John: I also thought that Gabbert showed some promise in the second half. The Jaguars talked coming out of the bye about trying to get Gabbert in more situations where he's doing things he does well. Perhaps that second half Sunday was the first step in that direction.
Dustin from Jacksonville:
I had forgotten how much fun it could be to have a top 5 (now up to 4) defense. These guys are good.
John: There is no question the Jaguars are a good defense. Through the first few games, you could be excused for wondering just how good it was, but after nine games, there's no debating it. I don't know that I would put them in the Top 5 best defenses, but I don't know that they're far off. Considering where the Jaguars were last season, that's fairly remarkable.
Jordan from Muncie, IN:
Cecil Shorts is making Keyshawn Johnson's rookie year look legendary right now. What can they do to incorporate him into the game better?

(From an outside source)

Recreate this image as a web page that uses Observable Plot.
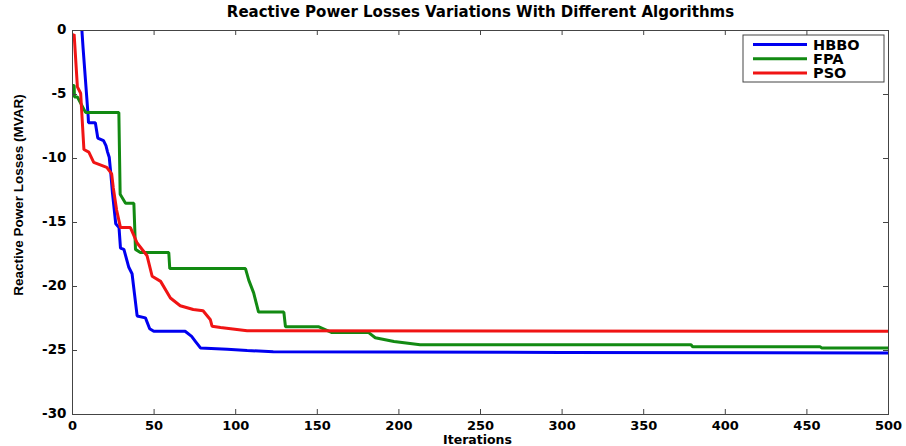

John: Johnson was the No. 1 overall selection in the 1996 draft and Shorts was a fourth-round selection, so I'm not sure if you can truly compare them in that sense. I started thinking about Shorts this weekend when the Jaguars were playing the Colts. Pierre Garcon, who like Shorts went to Mount Union, struggled as a rookie and caught four passes for the Colts in 2008. The next year, he became an integral part of the offense. My guess now with Shorts is if he's going to contribute he may need that off-season and year of experience. Sometimes it takes a year – especially at receiver. Maybe that will be the case with Shorts. It's simply hard to believe he can't play or that he'll never make an impact. He looked good and had too much ability in training camp.
Scott from Fort Lauderdale:
Session is fun to watch. He is a bowling ball being shot out of a cannon. What do you see his role being in this defense for the second half of the year?
John: I see his role as being a bowling ball shot out of a cannon.